Lesson Plan: Heat Transfer in Nature

21st Century Skills

  • Critical thinking – Compare heating rates of soil vs water. Infer why the same energy input produces different temperature changes.
  • Collaboration – Groups share thermometers, timekeeping, and recording duties. One student reads temperature, another calls time, a third writes.
  • Communication – Present group findings using “We observed that… This happened because…” format. Use scientific vocabulary correctly.
  • Problem solving – Suggest how to keep a drink cold for six hours without a refrigerator. Propose materials for a desert house roof.
  • Scientific literacy – Distinguish between reliable observations and unsupported claims. Recognise that “heat rises” is incomplete – heated air or liquid rises, not heat itself.
  • Sustainability Literacy: Understanding the finite nature of groundwater and the necessity of replenishment.
  • Environmental Awareness: Linking heat transfer to sustainable practices.

Lesson Plan: Heat Transfer in Nature

Developer Concepts

  • Conduction: Heat transfer in solids via particle vibration (e.g., metal spoon in hot soup)
  • Convection: Heat movement in fluids due to density changes (e.g., boiling water, sea breeze)
  • Radiation: Heat transfer without a medium (e.g., sunlight warming Earth)
  • Conductors vs. Insulators: Substances that either permit or block the transfer of heat.
  • Heat in Nature: Drives weather, water cycle, and ecological balance

Lesson Plan: Heat Transfer in Nature

Teaching Flow (Suggested Sequence)

Day 1 – Introduction and Conduction

Open with Pema and Palden’s conversation (page 1). Pose this question to the class: “What makes certain regions cold while others remain hot?” Collect responses. Show the metal strip with wax and pins (Fig. 7.1). Ask predictions: which pin falls first? Perform demonstration. Students record observations in Table 7.1. Define conduction. List good conductors (metals) and poor conductors (wood, glass, air, clay, porcelain). Students complete Table 7.2 in pairs. Conclude by asking: “Why is it better to use two thin blankets instead of one thick one?”

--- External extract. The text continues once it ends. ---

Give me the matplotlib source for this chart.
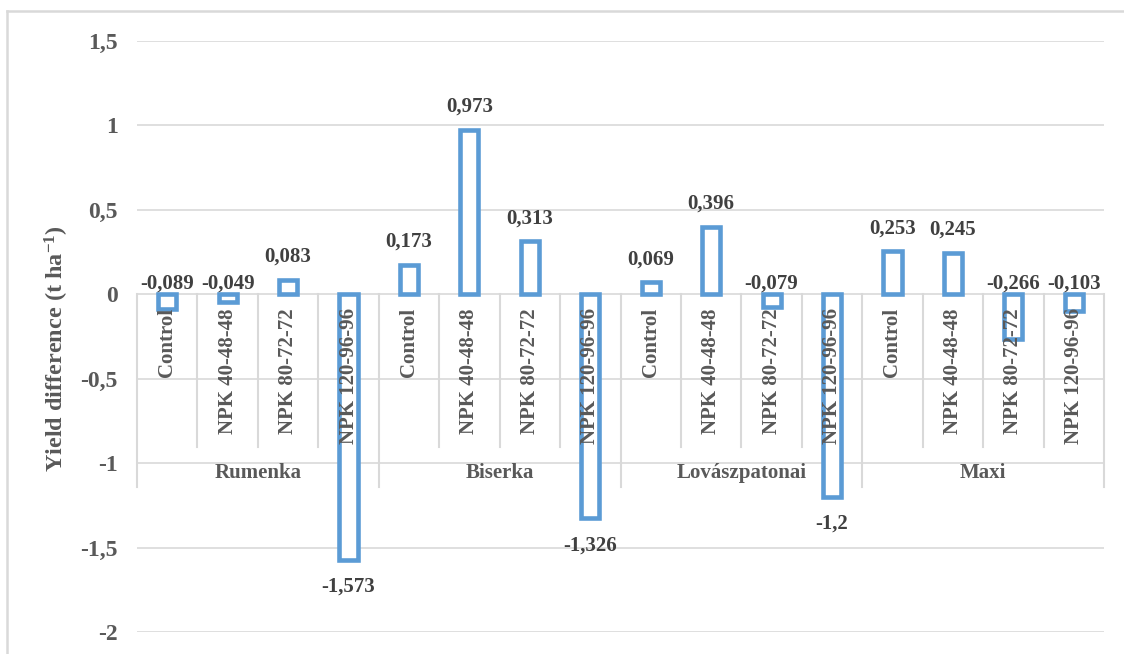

Day 2 – Convection in Air and Water

Recall yesterday’s learning. Perform Activity 7.2 (paper cups and candle – Fig. 7.3). Students observe cup rising. Discuss: hot air expands, becomes lighter, rises. Show inflated balloon in sun (Fig. 7.4) as additional evidence. Move to Activity 7.3 (potassium permanganate in beaker – Fig. 7.5). Students watch coloured streak rise in centre and sink at sides. Define convection. Contrast with conduction – particles actually move here. End with incense stick smoke: ask direction and why.

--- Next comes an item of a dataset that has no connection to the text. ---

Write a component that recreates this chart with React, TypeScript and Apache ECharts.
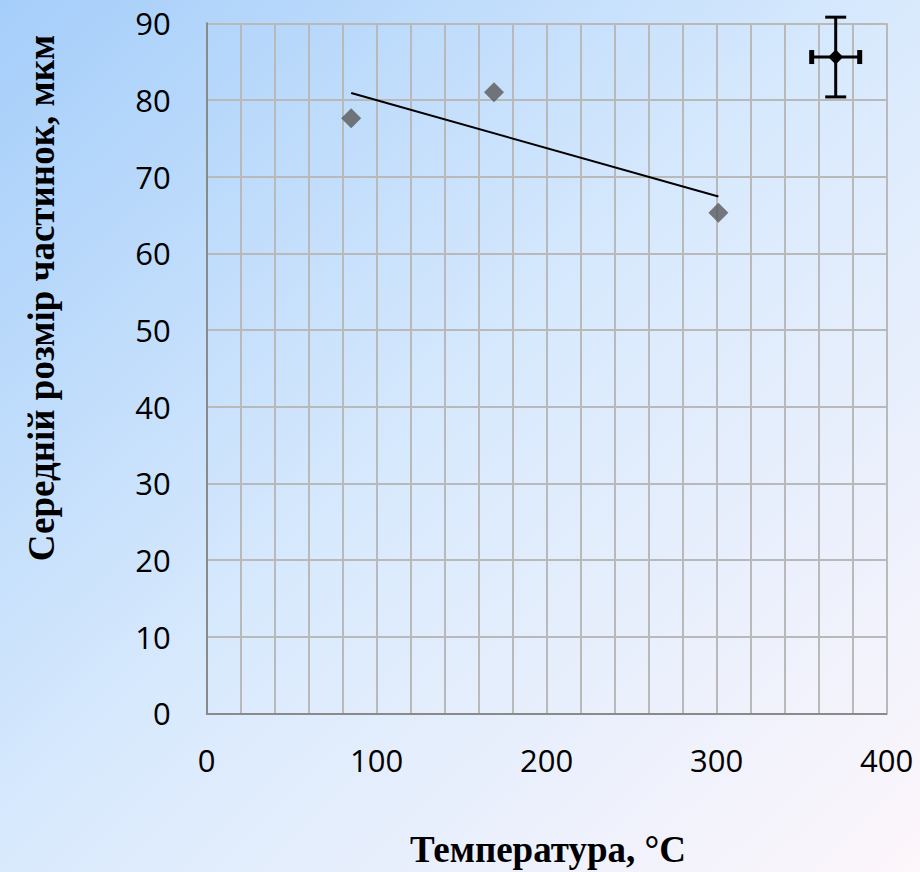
import React, { useEffect, useRef } from "react";
import * as echarts from "echarts";

// Data
const temperatures = [85, 169, 301];
const particleSizes = [77.6, 81.0, 65.3];
const trendX = [85, 301];
const trendY = [80.9, 67.4];
const errPoint = [370, 85.6];
const errX = 15;
const errY = 5.2;

const xTitle = "Температура, °C";
const yTitle = "Середній розмір частинок, мкм";

export default function App() {
  const ref = useRef<HTMLDivElement>(null);

  useEffect(() => {
    document.body.style.margin = "0";
    if (!ref.current) return;
    const chart = echarts.init(ref.current, undefined, { renderer: "svg" });

    const points = temperatures.map((t, i) => [t, particleSizes[i]]);
    const trend = trendX.map((t, i) => [t, trendY[i]]);

    chart.setOption({
      animation: false,
      backgroundColor: new echarts.graphic.LinearGradient(0, 0, 1, 1, [
        { offset: 0, color: "#a5cefa" },
        { offset: 0.5, color: "#d9eafd" },
        { offset: 1, color: "#fdf6fb" },
      ]),
      grid: { left: 206.7, right: 33.3, top: 23.3, bottom: 158.7, containLabel: false },
      xAxis: {
        type: "value",
        min: 0,
        max: 400,
        interval: 20,
        axisLine: { show: true, lineStyle: { color: "#8a8a8a", width: 2 } },
        axisTick: { show: false },
        axisLabel: {
          formatter: (v: number) => (v % 100 === 0 ? String(v) : ""),
          fontFamily: "Open Sans",
          fontSize: 31,
          color: "#000",
          margin: 31,
          showMaxLabel: true,
          showMinLabel: true,
        },
        splitLine: { show: true, lineStyle: { color: "#b9b9b9", width: 2 } },
      },
      yAxis: {
        type: "value",
        min: 0,
        max: 90,
        interval: 10,
        axisLine: { show: true, lineStyle: { color: "#8a8a8a", width: 2 } },
        axisTick: { show: false },
        axisLabel: {
          fontFamily: "Open Sans",
          fontSize: 31,
          color: "#000",
          margin: 36,
        },
        splitLine: { show: true, lineStyle: { color: "#b9b9b9", width: 2 } },
      },
      graphic: [
        {
          type: "text",
          x: 548,
          y: 849,
          style: {
            text: xTitle,
            font: "bold 37px 'Liberation Serif'",
            fill: "#000",
            textAlign: "center",
            textVerticalAlign: "middle",
          },
        },
        {
          type: "text",
          x: 41,
          y: 298,
          rotation: Math.PI / 2,
          style: {
            text: yTitle,
            font: "bold 37px 'Liberation Serif'",
            fill: "#000",
            textAlign: "center",
            textVerticalAlign: "middle",
          },
        },
      ],
      series: [
        {
          type: "line",
          data: trend,
          showSymbol: false,
          symbol: "none",
          lineStyle: { color: "#000", width: 2 },
          z: 3,
        },
        {
          type: "scatter",
          data: points,
          symbol: "diamond",
          symbolSize: 20,
          itemStyle: { color: "#595959" },
          z: 4,
        },
        {
          type: "custom",
          data: [errPoint],
          z: 5,
          renderItem: (params: any, api: any) => {
            const x = api.value(0);
            const y = api.value(1);
            const c = api.coord([x, y]);
            const l = api.coord([x - errX, y]);
            const r = api.coord([x + errX, y]);
            const t = api.coord([x, y + errY]);
            const b = api.coord([x, y - errY]);
            const s = { stroke: "#000", lineWidth: 3 };
            return {
              type: "group",
              children: [
                { type: "line", shape: { x1: l[0], y1: l[1], x2: r[0], y2: r[1] }, style: s },
                { type: "line", shape: { x1: t[0], y1: t[1], x2: b[0], y2: b[1] }, style: s },
                { type: "line", shape: { x1: t[0] - 10.5, y1: t[1], x2: t[0] + 10.5, y2: t[1] }, style: s },
                { type: "line", shape: { x1: b[0] - 10.5, y1: b[1], x2: b[0] + 10.5, y2: b[1] }, style: s },
                { type: "rect", shape: { x: l[0] - 1, y: l[1] - 7, width: 5, height: 14 }, style: { fill: "#000" } },
                { type: "rect", shape: { x: r[0] - 4, y: r[1] - 7, width: 5, height: 14 }, style: { fill: "#000" } },
                {
                  type: "polygon",
                  shape: {
                    points: [
                      [c[0], c[1] - 7.5],
                      [c[0] + 7.5, c[1]],
                      [c[0], c[1] + 7.5],
                      [c[0] - 7.5, c[1]],
                    ],
                  },
                  style: { fill: "#000" },
                },
              ],
            };
          },
        },
      ],
    });

    return () => chart.dispose();
  }, []);

  return <div ref={ref} style={{ width: 920, height: 872 }} />;
}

Day 3 – Land Breeze, Sea Breeze, and Radiation

Start with coastal experience: “Has anyone felt cool wind from sea during daytime?” Perform Activity 7.4, where soil and water are heated according to Figure 7.6. Students record temperatures every 5 minutes in Table 7.4. Conclude: soil heats faster and cools faster than water. Draw sea breeze (Fig. 7.7a) and land breeze (Fig. 7.7b) on board. Explain night reversal. Shift to radiation: ask “How does heat from fire reach us without touching?” Define radiation. Discuss light vs dark clothing (summer – white reflects; winter – dark absorbs). Show Fig. 7.8 and identify all three processes in one pan of water.

Heat Transfer in Nature

Day 4 – Water Cycle and Seepage

Connect radiation from sun to water cycle. Draw Fig. 7.9 on board step by step: evaporation, transpiration, condensation, precipitation, collection. Have students describe the path of a water droplet from start to finish. Perform Activity 7.5 (clay, sand, gravel seepage – Fig. 7.10). Students complete Table 7.5. Explain why gravel has the highest seepage rate—due to its large and well-connected pore spaces, as shown in Figure 7.11. Define infiltration and aquifer (Fig. 7.12). Introduce ice stupa (Fig. 7.13) as innovation for water storage in Ladakh.

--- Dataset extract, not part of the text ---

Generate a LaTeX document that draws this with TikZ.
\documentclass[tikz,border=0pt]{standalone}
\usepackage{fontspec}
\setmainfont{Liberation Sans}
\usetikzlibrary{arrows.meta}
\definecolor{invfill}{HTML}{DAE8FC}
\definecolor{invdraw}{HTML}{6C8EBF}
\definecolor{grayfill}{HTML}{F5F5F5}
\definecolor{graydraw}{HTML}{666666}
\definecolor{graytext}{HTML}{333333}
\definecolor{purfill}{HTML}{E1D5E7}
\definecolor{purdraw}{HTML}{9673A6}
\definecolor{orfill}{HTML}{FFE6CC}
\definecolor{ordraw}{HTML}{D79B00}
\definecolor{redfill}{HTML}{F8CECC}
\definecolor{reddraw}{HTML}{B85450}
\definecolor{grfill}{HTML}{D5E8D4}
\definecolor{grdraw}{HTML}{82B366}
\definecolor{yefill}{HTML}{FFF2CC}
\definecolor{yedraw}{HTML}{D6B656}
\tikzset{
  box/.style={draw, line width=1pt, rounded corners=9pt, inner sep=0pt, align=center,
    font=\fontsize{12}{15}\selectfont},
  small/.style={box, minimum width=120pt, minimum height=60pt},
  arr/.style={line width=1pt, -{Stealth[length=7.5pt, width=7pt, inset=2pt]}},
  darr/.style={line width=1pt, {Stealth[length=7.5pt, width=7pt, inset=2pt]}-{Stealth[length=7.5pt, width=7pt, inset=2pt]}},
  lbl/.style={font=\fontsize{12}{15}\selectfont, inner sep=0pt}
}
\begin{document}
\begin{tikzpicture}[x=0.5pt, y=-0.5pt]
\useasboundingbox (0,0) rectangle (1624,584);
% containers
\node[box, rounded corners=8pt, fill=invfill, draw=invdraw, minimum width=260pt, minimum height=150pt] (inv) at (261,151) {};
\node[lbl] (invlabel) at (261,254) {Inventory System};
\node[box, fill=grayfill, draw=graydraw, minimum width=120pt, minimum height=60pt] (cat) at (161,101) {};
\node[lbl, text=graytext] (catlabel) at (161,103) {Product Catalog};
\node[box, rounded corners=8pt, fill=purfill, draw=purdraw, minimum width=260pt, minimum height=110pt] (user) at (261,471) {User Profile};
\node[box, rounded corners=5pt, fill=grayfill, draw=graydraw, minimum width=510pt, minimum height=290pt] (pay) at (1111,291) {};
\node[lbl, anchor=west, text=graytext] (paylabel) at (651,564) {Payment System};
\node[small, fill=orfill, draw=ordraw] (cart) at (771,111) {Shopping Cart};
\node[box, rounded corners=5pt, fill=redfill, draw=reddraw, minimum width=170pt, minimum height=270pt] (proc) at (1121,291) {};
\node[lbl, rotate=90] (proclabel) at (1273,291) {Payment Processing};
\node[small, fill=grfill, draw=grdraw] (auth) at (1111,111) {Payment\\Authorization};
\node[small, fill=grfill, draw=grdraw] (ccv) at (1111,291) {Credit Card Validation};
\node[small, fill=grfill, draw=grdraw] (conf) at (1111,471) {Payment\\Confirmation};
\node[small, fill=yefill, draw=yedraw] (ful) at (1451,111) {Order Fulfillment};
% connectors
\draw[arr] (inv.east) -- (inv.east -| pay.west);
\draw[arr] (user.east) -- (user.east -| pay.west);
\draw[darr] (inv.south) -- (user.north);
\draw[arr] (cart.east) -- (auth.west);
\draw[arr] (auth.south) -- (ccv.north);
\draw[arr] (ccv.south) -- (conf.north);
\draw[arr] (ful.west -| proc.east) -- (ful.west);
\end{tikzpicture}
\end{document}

Day 5 – Integration, Numerical, and Application

Work through the following: “In 20 minutes, soil temperature climbs from 28°C to 48°C, while water warms from 28°C to 38°C.” Find rate of rise per minute for each.” Answer: soil = 1°C/min, water = 0.5°C/min. Discuss Let Us Enhance Your Learning questions (page 14–16). Focus on saucepan question (Fig. 7.14) – handle should be poor conductor. Smoke detector placement – ceiling. Leaky tumbler arrangement – double tumbler traps air which insulates. Hollow bricks – trapped air insulates. Due to the slow heating and cooling of water, large water bodies help regulate the temperature of surrounding areas.

Heat Transfer in Nature

Day 6 – Exploratory Projects and Review

Demonstrate spiral paper over candle (Fig. 7.17). Students observe rotation and explain (hot air rises, hits spiral, pushes it). Show metal rod wrapped in paper – paper does not burn because metal conducts heat away. Quick class review using concept map. Students write three things they learned, two questions they still have, one real-life application they will try at home. Assign exploratory projects: visit a recharge pit or water harvesting site, prepare illustrated report.